- **WHAT YOU HAVE TO DO**:
Copy the records below verbatim, from the first line through the line containing "p.set_width(min(w, 0.5))", inclusive, and output nothing else.

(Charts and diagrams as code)
┏━━

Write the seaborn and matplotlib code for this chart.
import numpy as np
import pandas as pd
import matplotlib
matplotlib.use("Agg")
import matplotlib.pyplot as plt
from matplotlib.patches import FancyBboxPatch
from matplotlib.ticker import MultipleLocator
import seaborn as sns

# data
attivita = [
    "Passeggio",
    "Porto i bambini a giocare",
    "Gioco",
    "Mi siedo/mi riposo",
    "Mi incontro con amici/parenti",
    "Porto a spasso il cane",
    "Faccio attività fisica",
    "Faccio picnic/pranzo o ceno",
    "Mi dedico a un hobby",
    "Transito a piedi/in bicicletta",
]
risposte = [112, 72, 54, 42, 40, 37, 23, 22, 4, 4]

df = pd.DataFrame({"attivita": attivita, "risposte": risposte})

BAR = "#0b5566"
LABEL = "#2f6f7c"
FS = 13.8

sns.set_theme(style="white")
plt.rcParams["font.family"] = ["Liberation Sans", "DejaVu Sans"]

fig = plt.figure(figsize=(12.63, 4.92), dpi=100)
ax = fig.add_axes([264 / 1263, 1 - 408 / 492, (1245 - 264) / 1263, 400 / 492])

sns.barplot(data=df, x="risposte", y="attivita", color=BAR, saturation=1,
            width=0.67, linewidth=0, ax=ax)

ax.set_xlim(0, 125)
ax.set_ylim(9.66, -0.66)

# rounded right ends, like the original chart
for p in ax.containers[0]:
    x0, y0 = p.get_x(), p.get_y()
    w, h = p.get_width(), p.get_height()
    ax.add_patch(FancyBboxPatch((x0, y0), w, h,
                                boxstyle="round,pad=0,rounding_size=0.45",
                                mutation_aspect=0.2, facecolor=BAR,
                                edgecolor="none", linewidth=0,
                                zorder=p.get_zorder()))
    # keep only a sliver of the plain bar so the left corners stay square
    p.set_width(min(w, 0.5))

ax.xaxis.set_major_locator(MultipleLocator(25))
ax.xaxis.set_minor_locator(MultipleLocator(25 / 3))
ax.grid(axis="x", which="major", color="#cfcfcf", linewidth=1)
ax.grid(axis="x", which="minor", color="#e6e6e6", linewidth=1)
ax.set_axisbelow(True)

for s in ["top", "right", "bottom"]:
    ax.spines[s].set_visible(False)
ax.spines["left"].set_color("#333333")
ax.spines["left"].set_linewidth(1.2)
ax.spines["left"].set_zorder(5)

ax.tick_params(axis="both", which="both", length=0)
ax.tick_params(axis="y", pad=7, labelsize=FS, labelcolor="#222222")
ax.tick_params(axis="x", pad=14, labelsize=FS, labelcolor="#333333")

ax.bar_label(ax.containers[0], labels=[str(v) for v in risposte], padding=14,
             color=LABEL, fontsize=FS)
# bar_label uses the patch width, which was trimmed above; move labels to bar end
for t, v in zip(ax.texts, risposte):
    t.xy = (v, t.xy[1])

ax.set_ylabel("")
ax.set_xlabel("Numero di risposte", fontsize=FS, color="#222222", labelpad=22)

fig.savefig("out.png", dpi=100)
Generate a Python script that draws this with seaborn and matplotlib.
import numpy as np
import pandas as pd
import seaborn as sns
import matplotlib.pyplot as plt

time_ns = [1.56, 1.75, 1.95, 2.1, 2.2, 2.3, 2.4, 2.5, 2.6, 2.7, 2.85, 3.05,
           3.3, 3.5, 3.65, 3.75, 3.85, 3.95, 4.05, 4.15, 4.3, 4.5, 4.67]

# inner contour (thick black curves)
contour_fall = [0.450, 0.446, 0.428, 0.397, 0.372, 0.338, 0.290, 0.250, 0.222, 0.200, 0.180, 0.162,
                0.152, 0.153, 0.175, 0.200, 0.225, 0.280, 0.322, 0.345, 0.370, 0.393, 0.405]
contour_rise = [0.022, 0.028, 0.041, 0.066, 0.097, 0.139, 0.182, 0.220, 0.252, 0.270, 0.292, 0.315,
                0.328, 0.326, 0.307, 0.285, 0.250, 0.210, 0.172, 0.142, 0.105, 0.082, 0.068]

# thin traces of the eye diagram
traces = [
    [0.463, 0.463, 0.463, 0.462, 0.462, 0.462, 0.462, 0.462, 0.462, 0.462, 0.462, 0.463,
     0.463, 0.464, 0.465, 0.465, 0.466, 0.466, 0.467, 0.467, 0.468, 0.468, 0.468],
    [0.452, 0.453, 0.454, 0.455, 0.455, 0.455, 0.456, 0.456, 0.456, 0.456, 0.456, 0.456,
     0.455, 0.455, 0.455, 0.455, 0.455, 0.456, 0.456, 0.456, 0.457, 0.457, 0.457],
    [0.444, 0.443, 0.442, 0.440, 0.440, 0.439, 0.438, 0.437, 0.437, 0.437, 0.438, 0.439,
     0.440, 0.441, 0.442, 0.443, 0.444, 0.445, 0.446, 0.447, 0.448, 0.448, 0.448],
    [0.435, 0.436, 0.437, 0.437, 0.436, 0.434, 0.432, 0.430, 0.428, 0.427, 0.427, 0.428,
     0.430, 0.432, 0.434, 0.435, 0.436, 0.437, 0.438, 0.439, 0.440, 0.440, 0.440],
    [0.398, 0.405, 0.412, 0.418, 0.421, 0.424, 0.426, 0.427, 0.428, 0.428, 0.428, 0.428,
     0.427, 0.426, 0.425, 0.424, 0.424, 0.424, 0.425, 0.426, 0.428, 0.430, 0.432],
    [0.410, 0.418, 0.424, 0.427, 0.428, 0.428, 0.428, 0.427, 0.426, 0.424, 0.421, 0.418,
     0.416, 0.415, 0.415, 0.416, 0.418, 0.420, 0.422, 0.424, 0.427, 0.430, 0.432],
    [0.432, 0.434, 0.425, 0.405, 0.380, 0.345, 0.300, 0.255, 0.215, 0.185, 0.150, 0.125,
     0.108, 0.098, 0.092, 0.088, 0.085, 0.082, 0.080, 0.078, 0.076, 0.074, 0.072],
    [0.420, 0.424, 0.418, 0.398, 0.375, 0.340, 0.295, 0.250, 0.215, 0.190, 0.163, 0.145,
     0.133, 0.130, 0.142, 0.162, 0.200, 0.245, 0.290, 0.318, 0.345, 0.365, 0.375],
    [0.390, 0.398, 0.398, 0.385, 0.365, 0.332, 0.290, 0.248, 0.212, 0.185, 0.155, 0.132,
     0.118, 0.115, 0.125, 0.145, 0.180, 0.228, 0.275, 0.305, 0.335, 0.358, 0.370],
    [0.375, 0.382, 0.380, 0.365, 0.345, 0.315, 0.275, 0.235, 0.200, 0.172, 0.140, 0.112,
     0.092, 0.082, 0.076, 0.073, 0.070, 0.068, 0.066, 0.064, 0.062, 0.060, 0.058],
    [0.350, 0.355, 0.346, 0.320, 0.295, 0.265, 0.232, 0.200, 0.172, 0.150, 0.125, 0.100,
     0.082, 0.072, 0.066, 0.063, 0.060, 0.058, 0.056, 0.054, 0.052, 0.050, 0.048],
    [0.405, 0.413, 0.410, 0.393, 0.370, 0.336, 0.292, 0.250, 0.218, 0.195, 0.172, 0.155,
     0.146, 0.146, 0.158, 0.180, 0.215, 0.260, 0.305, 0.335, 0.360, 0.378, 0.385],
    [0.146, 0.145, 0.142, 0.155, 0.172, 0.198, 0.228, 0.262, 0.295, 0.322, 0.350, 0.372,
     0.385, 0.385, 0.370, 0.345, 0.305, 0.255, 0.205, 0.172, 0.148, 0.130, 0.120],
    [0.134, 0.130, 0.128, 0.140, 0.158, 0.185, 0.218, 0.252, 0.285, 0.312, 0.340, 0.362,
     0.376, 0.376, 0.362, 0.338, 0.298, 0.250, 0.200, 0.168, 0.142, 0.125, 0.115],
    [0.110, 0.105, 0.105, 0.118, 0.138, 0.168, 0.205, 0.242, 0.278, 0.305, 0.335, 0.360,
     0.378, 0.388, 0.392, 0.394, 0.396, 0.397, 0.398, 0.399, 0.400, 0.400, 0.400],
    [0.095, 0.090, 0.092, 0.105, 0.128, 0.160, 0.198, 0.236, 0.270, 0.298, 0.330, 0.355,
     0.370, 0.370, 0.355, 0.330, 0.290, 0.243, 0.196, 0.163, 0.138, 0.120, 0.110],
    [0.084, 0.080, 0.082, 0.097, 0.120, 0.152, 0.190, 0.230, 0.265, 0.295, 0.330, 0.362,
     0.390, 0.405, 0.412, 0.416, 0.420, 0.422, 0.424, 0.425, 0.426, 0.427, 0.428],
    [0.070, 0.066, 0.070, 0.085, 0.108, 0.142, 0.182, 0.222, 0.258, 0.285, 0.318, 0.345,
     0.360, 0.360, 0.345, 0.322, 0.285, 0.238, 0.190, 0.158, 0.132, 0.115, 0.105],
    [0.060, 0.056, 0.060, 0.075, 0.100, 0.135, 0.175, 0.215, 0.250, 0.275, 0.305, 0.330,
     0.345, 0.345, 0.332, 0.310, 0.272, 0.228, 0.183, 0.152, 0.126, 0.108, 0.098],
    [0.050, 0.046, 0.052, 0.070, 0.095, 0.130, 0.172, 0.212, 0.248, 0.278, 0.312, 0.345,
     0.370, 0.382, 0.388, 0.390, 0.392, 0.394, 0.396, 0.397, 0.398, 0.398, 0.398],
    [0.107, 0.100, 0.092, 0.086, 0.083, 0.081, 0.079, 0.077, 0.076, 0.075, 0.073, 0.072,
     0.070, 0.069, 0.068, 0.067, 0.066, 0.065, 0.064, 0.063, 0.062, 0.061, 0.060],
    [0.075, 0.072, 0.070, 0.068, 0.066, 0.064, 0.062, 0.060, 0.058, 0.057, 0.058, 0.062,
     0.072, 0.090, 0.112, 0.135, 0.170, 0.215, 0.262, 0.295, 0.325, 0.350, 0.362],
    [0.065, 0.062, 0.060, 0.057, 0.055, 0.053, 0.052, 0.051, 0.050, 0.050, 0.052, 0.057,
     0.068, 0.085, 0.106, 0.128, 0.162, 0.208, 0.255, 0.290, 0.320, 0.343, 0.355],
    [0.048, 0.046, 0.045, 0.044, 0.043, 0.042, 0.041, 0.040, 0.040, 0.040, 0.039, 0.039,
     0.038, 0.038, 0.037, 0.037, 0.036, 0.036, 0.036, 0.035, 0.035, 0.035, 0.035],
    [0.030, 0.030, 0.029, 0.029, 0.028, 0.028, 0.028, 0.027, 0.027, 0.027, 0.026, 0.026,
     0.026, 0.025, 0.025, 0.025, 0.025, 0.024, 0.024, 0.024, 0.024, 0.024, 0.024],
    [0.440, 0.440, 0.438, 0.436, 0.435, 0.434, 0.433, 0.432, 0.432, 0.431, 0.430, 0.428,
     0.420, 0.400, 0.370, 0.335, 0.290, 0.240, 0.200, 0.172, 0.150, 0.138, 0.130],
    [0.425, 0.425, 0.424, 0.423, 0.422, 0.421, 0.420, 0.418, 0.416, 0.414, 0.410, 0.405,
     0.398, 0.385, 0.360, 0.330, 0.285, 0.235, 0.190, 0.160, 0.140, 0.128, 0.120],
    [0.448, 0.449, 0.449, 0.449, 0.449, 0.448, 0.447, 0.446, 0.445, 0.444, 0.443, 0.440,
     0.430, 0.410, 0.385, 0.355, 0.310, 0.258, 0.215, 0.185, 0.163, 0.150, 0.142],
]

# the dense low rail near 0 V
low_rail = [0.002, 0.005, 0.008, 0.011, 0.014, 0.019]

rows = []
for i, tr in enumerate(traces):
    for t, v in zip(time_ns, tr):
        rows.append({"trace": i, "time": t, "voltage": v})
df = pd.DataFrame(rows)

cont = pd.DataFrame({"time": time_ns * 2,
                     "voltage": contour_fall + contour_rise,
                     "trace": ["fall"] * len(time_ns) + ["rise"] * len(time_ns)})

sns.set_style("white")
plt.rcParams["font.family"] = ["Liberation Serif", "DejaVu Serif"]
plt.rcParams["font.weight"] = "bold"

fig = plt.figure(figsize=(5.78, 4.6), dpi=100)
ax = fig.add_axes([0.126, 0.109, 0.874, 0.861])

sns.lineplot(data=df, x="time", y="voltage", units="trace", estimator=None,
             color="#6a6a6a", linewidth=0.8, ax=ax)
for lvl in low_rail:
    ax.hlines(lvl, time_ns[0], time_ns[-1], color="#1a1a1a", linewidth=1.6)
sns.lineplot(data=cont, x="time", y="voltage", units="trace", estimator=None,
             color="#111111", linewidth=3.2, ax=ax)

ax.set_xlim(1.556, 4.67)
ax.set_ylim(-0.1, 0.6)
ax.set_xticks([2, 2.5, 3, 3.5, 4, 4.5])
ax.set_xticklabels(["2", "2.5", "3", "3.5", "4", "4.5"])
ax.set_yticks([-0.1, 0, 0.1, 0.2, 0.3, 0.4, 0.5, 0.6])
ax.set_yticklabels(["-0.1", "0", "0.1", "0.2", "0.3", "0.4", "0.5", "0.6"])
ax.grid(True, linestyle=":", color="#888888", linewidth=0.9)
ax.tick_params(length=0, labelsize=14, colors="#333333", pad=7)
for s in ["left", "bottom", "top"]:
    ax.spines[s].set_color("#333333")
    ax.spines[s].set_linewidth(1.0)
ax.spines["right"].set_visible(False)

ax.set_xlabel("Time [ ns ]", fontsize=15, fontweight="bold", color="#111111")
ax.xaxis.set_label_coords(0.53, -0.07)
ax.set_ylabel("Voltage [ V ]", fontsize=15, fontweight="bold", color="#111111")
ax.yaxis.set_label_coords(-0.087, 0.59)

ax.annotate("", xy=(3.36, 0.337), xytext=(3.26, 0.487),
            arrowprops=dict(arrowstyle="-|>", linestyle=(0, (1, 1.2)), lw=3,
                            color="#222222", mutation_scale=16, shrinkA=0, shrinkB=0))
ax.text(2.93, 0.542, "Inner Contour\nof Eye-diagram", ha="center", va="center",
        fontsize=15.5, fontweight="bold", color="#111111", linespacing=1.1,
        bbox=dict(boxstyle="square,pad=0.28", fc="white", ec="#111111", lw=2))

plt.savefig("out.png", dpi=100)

┗━━

- **RESULT OF THE TASK**:
Write the seaborn and matplotlib code for this chart.
import numpy as np
import pandas as pd
import matplotlib
matplotlib.use("Agg")
import matplotlib.pyplot as plt
from matplotlib.patches import FancyBboxPatch
from matplotlib.ticker import MultipleLocator
import seaborn as sns

# data
attivita = [
    "Passeggio",
    "Porto i bambini a giocare",
    "Gioco",
    "Mi siedo/mi riposo",
    "Mi incontro con amici/parenti",
    "Porto a spasso il cane",
    "Faccio attività fisica",
    "Faccio picnic/pranzo o ceno",
    "Mi dedico a un hobby",
    "Transito a piedi/in bicicletta",
]
risposte = [112, 72, 54, 42, 40, 37, 23, 22, 4, 4]

df = pd.DataFrame({"attivita": attivita, "risposte": risposte})

BAR = "#0b5566"
LABEL = "#2f6f7c"
FS = 13.8

sns.set_theme(style="white")
plt.rcParams["font.family"] = ["Liberation Sans", "DejaVu Sans"]

fig = plt.figure(figsize=(12.63, 4.92), dpi=100)
ax = fig.add_axes([264 / 1263, 1 - 408 / 492, (1245 - 264) / 1263, 400 / 492])

sns.barplot(data=df, x="risposte", y="attivita", color=BAR, saturation=1,
            width=0.67, linewidth=0, ax=ax)

ax.set_xlim(0, 125)
ax.set_ylim(9.66, -0.66)

# rounded right ends, like the original chart
for p in ax.containers[0]:
    x0, y0 = p.get_x(), p.get_y()
    w, h = p.get_width(), p.get_height()
    ax.add_patch(FancyBboxPatch((x0, y0), w, h,
                                boxstyle="round,pad=0,rounding_size=0.45",
                                mutation_aspect=0.2, facecolor=BAR,
                                edgecolor="none", linewidth=0,
                                zorder=p.get_zorder()))
    # keep only a sliver of the plain bar so the left corners stay square
    p.set_width(min(w, 0.5))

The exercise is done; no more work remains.